It is the hardest everyday material on Earth, so why does diamond glisten when rubbed against another diamond? Now, the ancient but mysterious process of diamond grinding may have been explained by physicists in Germany, who have created a model for explaining the frictional interactions at the molecular level.
For centuries precious-stone merchants have polished diamonds by grinding them with cast-iron wheels embedded with coarse diamond fragments. It is not clear why this procedure is so effective at cleaning diamonds, but experience suggests that it works far better when the diamond is fixed at certain angles to the wheel than others.
This directional dependence of diamond grinding has now been investigated by Lars Pastewka at the Fraunhofer Institute for Mechanics of Materials who set out to investigate the phenomenon. Working with colleagues at several other institutes across Germany, he has developed a quantum mechanical model to study the atomic interactions in “diamond-like” carbon films, which are often used in industry to reduce friction in machinery.
Diamond in the rough
But when the researchers applied their model to diamond itself, they were surprised to find that it accurately predicted the experimental wear rates for this material – even though the exact wear mechanism has so far remained poorly understood. “At this point we became very excited about this work and analysed our simulations in much more detail to uncover the details of the process,” Pastewka told physicsworld.com.
Pastewka’s team set about simulating diamond grinding using 70 computer processors running for a year, and discovered that during the grinding the diamond surfaces were being transformed into soft, amorphous layers. These thin films can then be easily removed by either chipping them away, or through carbon molecules bonding with oxygen in the atmosphere, leaving behind clean diamond surfaces.
This creation of the amorphous film occurs because of existing imperfections at the diamond surface, including the build-up of dirt over time. As a diamond atom slides over the surface it repeatedly pulls at the diamond crystal’s atoms, and sometimes removes an atom from the crystal surface, which becomes part of the amorphous layer.

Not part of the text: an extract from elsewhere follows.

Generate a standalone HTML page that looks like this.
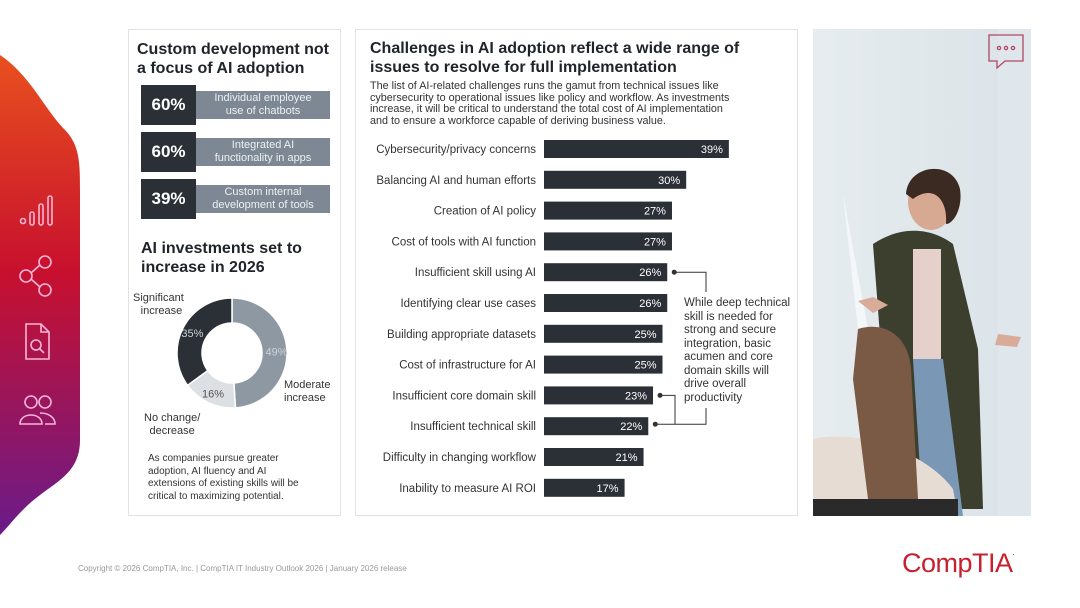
<!DOCTYPE html>
<html><head><meta charset="utf-8"><style>
body{margin:0;width:1080px;height:608px;background:#fff;font-family:"Liberation Sans",sans-serif;position:relative;overflow:hidden;color:#222}
.panel{position:absolute;border:1px solid #e2e2e2;background:#fff;box-sizing:border-box}
.h{font-weight:bold;font-size:16px;line-height:19px;color:#1f232a}
.stat{position:absolute;left:12px;height:40px}
.stat .n{position:absolute;left:0;top:0;width:55px;height:40px;background:#2b2f36;color:#fff;font-weight:bold;font-size:17px;line-height:40px;text-align:center}
.stat .t{position:absolute;left:55px;top:6px;width:134px;height:28px;background:#7d8894;color:#eef0f2;font-size:11px;line-height:13px;text-align:center;padding-top:1px;box-sizing:border-box}
.lbl{position:absolute;font-size:11px;color:#333}
</style></head><body>
<svg style="position:absolute;left:0;top:0" width="90" height="608"><defs><linearGradient id="sg" x1="0" y1="0" x2="0" y2="1"><stop offset="0" stop-color="#e8501e"/><stop offset="0.45" stop-color="#c8102e"/><stop offset="1" stop-color="#6a1b8a"/></linearGradient></defs>
<path d="M0 55 C30 75 45 110 65 130 C80 145 80 165 80 190 L80 440 C80 470 60 480 40 495 C20 510 10 525 0 535 Z" fill="url(#sg)"/>
<g stroke="#f7b4d8" fill="none" stroke-width="1.6">
<circle cx="23" cy="221" r="2.5"/><rect x="30" y="212" width="4" height="13" rx="2"/><rect x="39" y="204" width="4" height="21" rx="2"/><rect x="48" y="196" width="4" height="29" rx="2"/>
<circle cx="45" cy="262" r="6"/><circle cx="26" cy="276" r="6"/><circle cx="45" cy="290" r="6"/><line x1="31" y1="273" x2="40" y2="265"/><line x1="31" y1="279" x2="40" y2="287"/>
<path d="M26 324 h15 l8 8 v27 h-23 z M41 324 v8 h8"/><circle cx="36" cy="345" r="5"/><line x1="40" y1="349" x2="44" y2="353"/>
<circle cx="31" cy="402" r="6"/><circle cx="45" cy="402" r="6"/><path d="M20 424 c0-12 22-12 22 0 z M40 413 c8 0 15 4 15 11 h-10"/>
</g></svg>

<div class="panel" style="left:128px;top:29px;width:213px;height:487px">
 <div class="h" style="position:absolute;left:8px;top:10px">Custom development not<br>a focus of AI adoption</div>
 <div class="stat" style="top:55px"><div class="n">60%</div><div class="t">Individual employee<br>use of chatbots</div></div>
 <div class="stat" style="top:102px"><div class="n">60%</div><div class="t">Integrated AI<br>functionality in apps</div></div>
 <div class="stat" style="top:149px"><div class="n">39%</div><div class="t">Custom internal<br>development of tools</div></div>
 <div class="h" style="position:absolute;left:12px;top:209px">AI investments set to<br>increase in 2026</div>
 <svg id="donut" style="position:absolute;left:0;top:0" width="213" height="487"></svg>
 <div class="lbl" style="left:4px;top:262px;text-align:center;line-height:13px">Significant<br>&nbsp;&nbsp;increase</div>
 <div class="lbl" style="left:155px;top:349px;line-height:13px">Moderate<br>increase</div>
 <div class="lbl" style="left:15px;top:382px;text-align:center;line-height:13px">No change/<br>decrease</div>
 <div style="position:absolute;left:19px;top:423px;font-size:10px;line-height:12.5px;color:#333;width:190px">As companies pursue greater<br>adoption, AI fluency and AI<br>extensions of existing skills will be<br>critical to maximizing potential.</div>
</div>

<div class="panel" style="left:355px;top:29px;width:443px;height:487px">
 <div class="h" style="position:absolute;left:14px;top:9px;width:420px">Challenges in AI adoption reflect a wide range of issues to resolve for full implementation</div>
 <div style="position:absolute;left:14px;top:51px;width:420px;font-size:10.8px;line-height:11.5px;color:#333">The list of AI-related challenges runs the gamut from technical issues like<br>cybersecurity to operational issues like policy and workflow. As investments<br>increase, it will be critical to understand the total cost of AI implementation<br>and to ensure a workforce capable of deriving business value.</div>
</div>
<svg id="bars" style="position:absolute;left:0;top:0" width="1080" height="608"></svg>
<div style="position:absolute;left:684px;top:297px;width:118px;font-size:11.5px;line-height:13.5px;color:#333">While deep technical<br>skill is needed for<br>strong and secure<br>integration, basic<br>acumen and core<br>domain skills will<br>drive overall<br>productivity</div>

<svg style="position:absolute;left:813px;top:29px" width="218" height="487">
 <defs><linearGradient id="wall" x1="0" y1="0" x2="1" y2="0"><stop offset="0" stop-color="#e6ecef"/><stop offset="1" stop-color="#dae3e8"/></linearGradient></defs>
 <rect width="218" height="487" fill="url(#wall)"/>
 <rect x="185" y="0" width="33" height="487" fill="#e0e7ec"/>
 <path d="M30 165 L55 300 L45 300 Z" fill="#f4f7f9"/>
 <path d="M60 215 C90 195 120 200 140 215 L165 320 L170 480 L75 480 L68 320 Z" fill="#3c3f2e"/>
 <rect x="100" y="220" width="28" height="110" fill="#e6d0cc"/>
 <path d="M100 330 L130 330 L150 487 L110 487 Z" fill="#7b97b6"/>
 <ellipse cx="118" cy="172" rx="23" ry="29" fill="#d7a892"/>
 <path d="M93 165 C95 135 140 130 147 160 C150 180 140 195 133 195 C135 170 120 155 100 170 Z" fill="#3b2a22"/>
 <path d="M185 305 L208 308 L204 318 L182 316 Z" fill="#d8ac98"/>
 <path d="M45 272 L60 268 L75 276 L60 284 Z" fill="#d8ac98"/>
 <path d="M0 410 C40 400 110 420 140 460 L145 487 L0 487 Z" fill="#e6dcd3"/>
 <path d="M45 300 C70 292 95 305 98 340 L105 470 L55 470 L40 350 Z" fill="#7a5a44"/>
 <rect x="0" y="470" width="145" height="17" fill="#2a2a2a"/>
 <g stroke="#b0485e" fill="none" stroke-width="1.3"><path d="M176 6 h34 v26 h-18 l-8 7 v-7 h-8 z"/><circle cx="186" cy="19" r="1.6"/><circle cx="193" cy="19" r="1.6"/><circle cx="200" cy="19" r="1.6"/></g>
</svg>

<div style="position:absolute;left:78px;top:564px;font-size:8px;color:#999">Copyright © 2026 CompTIA, Inc. | CompTIA IT Industry Outlook 2026 | January 2026 release</div>
<div style="position:absolute;left:902px;top:548px;font-size:27px;color:#c8202f;letter-spacing:-0.5px">CompTIA<span style="font-size:8px;vertical-align:top">.</span></div>

<script>
const donutLabels=["Moderate increase","No change/decrease","Significant increase"];
const donutValues=[49,16,35];
const donutColors=["#8e98a3","#dcdfe3","#2b2f36"];
const cats=["Cybersecurity/privacy concerns","Balancing AI and human efforts","Creation of AI policy","Cost of tools with AI function","Insufficient skill using AI","Identifying clear use cases","Building appropriate datasets","Cost of infrastructure for AI","Insufficient core domain skill","Insufficient technical skill","Difficulty in changing workflow","Inability to measure AI ROI"];
const vals=[39,30,27,27,26,26,25,25,23,22,21,17];
const NS="http://www.w3.org/2000/svg";
function mk(p,t,a){const e=document.createElementNS(NS,t);for(const k in a)e.setAttribute(k,a[k]);p.appendChild(e);return e;}
// donut
const d=document.getElementById('donut');const cx=103,cy=323,R=55,r=30;
let tot=donutValues.reduce((a,b)=>a+b,0),acc=0;
donutValues.forEach((v,i)=>{
 const a0=acc/tot*2*Math.PI-Math.PI/2;acc+=v;const a1=acc/tot*2*Math.PI-Math.PI/2;
 const lg=(a1-a0)>Math.PI?1:0;
 const p=`M${cx+R*Math.cos(a0)} ${cy+R*Math.sin(a0)} A${R} ${R} 0 ${lg} 1 ${cx+R*Math.cos(a1)} ${cy+R*Math.sin(a1)} L${cx+r*Math.cos(a1)} ${cy+r*Math.sin(a1)} A${r} ${r} 0 ${lg} 0 ${cx+r*Math.cos(a0)} ${cy+r*Math.sin(a0)} Z`;
 const s=mk(d,'path',{d:p,fill:donutColors[i],stroke:'#fff','stroke-width':1.5});
 
 
 const am=(a0+a1)/2,rm=(R+r)/2+2;
 const t=mk(d,'text',{x:cx+rm*Math.cos(am),y:cy+rm*Math.sin(am)+4,'text-anchor':'middle','font-size':11,fill:i==1?'#555':'#ccd2d8'});
 t.textContent=v+'%';
 
 
});
// bars
const b=document.getElementById('bars');const x0=544,scale=4.74,y0=149,step=30.8,bh=18;
const xs=v=>v*scale, ys=i=>y0+i*step;
cats.forEach((c,i)=>{
 const y=ys(i);
 const l=mk(b,'text',{x:536,y:y+4,'text-anchor':'end','font-size':11.5,fill:'#333'});l.textContent=c;
 
 
 const w=xs(vals[i]);
 const rct=mk(b,'rect',{x:x0,y:y-bh/2,width:w,height:bh,fill:'#2b2f36'});
 
 
 const v=mk(b,'text',{x:x0+w-6,y:y+4,'text-anchor':'end','font-size':11,fill:'#fff'});v.textContent=vals[i]+'%';
 
 
});
// callout connectors
const cl=mk(b,'g',{stroke:'#333',fill:'none','stroke-width':1});


const e4=x0+xs(vals[4])+7, e8=x0+xs(vals[8])+7, e9=x0+xs(vals[9])+7;
mk(cl,'path',{d:`M${e4} ${ys(4)} H706 V292`});
mk(cl,'path',{d:`M${e8} ${ys(8)} H675 V${ys(9)-2} M${e9} ${ys(9)-2} H706 V408`});
[[e4,ys(4)],[e8,ys(8)],[e9,ys(9)-2]].forEach(p=>mk(cl,'circle',{cx:p[0],cy:p[1],r:2,fill:'#333'}));
</script>
</body></html>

Like a stack of paper clips
“Imagine you have a stack of paper clips neatly arranged on your desk,” explains Pastewka. “Now you take a magnet and move that over these clips at a certain height. You cannot keep the height ideally constant, so if the height is right you will pull some paper clips to your magnet and others will remain on the desk.”
Changfeng Chen, a materials scientist at the University of Nevada in the US is impressed by the research and its potential to boost industrial processes. “This research is of particular significance in nanotechnology where the orientations of nanoscale crystallites can be well defined and controlled,” he says. “The predicted orientation-dependent anisotropic amorphization wear mechanism may open doors to a new level of material processing, ranging from better designer jewellery to superior high-tech device components.”
To develop the work, however, Pastewka’s team intends to further investigate diamond’s surface chemistry, and is currently writing a paper on the oxidation of the amorphous layer.
This research is described in a research paper in Nature Materials.